# Task instructions
Identify each line in the records below that contains the word "chart", and copy it.

Dataset items
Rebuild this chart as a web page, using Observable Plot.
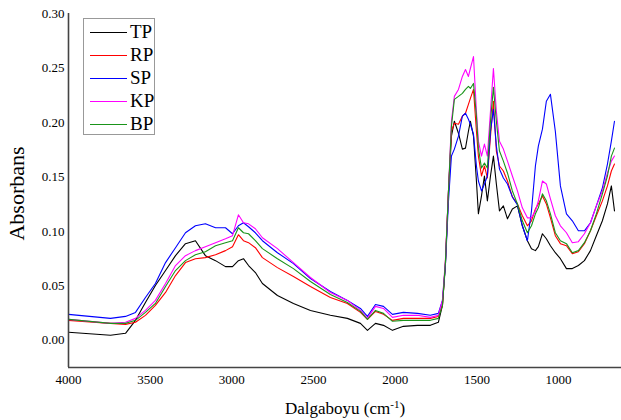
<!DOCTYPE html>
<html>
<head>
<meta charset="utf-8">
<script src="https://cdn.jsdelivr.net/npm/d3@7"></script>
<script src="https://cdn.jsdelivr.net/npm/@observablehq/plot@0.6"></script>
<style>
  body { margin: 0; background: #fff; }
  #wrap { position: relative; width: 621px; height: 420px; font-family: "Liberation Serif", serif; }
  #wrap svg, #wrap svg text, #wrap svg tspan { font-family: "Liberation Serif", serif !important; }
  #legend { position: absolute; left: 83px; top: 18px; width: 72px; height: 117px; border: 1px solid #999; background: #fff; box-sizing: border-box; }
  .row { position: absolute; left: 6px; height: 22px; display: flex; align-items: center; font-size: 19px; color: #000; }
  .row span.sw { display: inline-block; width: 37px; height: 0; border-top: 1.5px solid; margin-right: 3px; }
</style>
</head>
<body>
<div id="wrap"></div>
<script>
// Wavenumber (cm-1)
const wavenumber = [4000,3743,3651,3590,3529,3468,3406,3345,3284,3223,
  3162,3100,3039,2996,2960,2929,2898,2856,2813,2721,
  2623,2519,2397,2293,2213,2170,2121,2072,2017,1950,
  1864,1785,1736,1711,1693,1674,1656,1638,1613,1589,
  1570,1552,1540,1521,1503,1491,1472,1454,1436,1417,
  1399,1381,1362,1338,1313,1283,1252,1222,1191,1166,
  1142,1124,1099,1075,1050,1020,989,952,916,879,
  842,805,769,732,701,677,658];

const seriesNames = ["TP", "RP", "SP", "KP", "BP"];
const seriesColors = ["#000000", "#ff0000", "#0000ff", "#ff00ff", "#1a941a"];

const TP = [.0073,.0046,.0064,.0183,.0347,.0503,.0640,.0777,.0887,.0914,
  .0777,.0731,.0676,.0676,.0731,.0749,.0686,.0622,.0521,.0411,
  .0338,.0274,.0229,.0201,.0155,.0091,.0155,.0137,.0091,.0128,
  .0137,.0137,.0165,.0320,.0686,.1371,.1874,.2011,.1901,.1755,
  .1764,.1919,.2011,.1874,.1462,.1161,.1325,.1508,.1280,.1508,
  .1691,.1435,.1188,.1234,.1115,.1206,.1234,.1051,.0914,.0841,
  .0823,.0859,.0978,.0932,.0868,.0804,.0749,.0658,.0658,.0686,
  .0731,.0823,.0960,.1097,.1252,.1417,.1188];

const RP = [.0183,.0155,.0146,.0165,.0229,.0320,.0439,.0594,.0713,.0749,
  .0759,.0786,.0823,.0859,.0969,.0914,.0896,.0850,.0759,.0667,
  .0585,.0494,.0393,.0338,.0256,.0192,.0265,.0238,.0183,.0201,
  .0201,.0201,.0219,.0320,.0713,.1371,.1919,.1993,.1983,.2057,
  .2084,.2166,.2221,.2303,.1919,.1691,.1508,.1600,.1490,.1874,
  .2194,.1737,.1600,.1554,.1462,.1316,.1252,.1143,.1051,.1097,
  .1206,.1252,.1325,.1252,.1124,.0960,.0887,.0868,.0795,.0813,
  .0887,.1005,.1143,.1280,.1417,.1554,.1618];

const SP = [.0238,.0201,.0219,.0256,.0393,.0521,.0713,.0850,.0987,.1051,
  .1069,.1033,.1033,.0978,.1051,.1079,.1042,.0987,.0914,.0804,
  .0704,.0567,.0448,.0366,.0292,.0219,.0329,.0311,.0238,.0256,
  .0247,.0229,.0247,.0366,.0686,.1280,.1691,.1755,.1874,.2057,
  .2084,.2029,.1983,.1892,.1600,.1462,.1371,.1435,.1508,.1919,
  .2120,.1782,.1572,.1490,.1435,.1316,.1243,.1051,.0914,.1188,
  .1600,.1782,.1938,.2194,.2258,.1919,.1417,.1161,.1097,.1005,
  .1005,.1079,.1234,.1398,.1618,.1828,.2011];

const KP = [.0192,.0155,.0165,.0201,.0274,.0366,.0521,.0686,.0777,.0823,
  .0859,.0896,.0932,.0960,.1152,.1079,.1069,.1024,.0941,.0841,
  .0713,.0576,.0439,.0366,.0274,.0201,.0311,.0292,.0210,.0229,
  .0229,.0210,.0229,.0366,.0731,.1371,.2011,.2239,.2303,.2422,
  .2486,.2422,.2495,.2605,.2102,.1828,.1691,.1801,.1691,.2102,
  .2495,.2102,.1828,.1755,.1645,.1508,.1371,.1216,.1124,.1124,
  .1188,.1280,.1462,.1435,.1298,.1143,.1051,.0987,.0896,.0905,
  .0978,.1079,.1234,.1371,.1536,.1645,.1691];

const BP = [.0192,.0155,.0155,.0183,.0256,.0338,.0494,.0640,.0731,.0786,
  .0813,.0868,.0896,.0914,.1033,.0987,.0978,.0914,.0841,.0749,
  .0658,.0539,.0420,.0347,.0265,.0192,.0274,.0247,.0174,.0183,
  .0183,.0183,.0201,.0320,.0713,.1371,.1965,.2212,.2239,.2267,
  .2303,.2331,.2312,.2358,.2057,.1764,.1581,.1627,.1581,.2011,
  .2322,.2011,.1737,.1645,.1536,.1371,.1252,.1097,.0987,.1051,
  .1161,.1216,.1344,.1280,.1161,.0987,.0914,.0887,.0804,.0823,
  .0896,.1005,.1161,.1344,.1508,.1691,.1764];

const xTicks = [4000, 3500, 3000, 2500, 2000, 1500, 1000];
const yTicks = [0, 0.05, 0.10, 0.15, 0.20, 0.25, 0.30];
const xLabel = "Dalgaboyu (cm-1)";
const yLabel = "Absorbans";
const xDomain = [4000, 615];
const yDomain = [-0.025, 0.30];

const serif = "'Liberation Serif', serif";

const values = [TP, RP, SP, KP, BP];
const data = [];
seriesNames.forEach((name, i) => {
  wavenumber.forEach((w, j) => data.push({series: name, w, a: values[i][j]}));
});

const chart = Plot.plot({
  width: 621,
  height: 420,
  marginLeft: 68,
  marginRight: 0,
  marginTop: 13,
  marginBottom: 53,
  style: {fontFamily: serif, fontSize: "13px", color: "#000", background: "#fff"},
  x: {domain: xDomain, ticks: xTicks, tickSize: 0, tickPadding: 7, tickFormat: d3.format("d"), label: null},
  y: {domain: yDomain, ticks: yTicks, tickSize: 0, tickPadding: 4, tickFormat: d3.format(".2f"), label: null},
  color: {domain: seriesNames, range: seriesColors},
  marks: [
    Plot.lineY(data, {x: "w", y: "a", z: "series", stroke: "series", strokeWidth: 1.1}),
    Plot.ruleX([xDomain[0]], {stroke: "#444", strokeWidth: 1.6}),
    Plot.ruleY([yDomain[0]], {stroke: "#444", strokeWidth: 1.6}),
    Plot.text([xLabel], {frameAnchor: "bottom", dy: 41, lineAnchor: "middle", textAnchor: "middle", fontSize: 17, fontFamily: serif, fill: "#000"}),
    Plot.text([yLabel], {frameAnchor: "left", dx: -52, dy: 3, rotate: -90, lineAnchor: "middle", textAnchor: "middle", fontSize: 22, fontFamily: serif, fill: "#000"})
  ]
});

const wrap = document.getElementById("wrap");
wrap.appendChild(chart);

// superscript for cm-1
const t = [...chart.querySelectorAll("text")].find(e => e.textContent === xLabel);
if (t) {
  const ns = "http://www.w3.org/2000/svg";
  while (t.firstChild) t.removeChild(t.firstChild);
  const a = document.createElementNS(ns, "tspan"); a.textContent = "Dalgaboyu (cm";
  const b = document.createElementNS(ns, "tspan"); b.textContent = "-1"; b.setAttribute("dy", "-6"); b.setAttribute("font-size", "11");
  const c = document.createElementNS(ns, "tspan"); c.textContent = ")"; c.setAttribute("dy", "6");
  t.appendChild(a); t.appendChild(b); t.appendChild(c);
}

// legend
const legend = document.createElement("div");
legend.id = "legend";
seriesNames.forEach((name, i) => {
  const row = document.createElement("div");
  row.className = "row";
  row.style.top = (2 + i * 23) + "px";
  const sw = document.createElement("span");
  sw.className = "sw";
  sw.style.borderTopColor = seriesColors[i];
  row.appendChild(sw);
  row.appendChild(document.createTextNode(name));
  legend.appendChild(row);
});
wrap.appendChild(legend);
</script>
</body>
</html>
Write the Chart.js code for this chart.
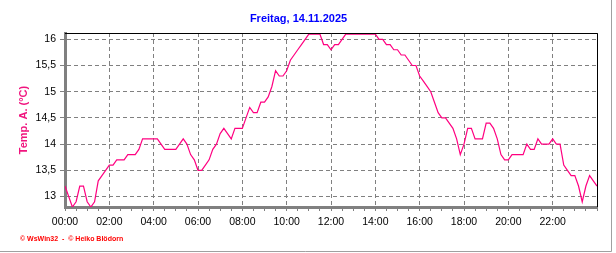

# Solution for this task
Rebuild this chart as a web page, using Observable Plot.
const chart = Plot.plot({
wrap.appendChild(chart);
const t = [...chart.querySelectorAll("text")].find(e => e.textContent === xLabel);
Write the Chart.js code for this chart.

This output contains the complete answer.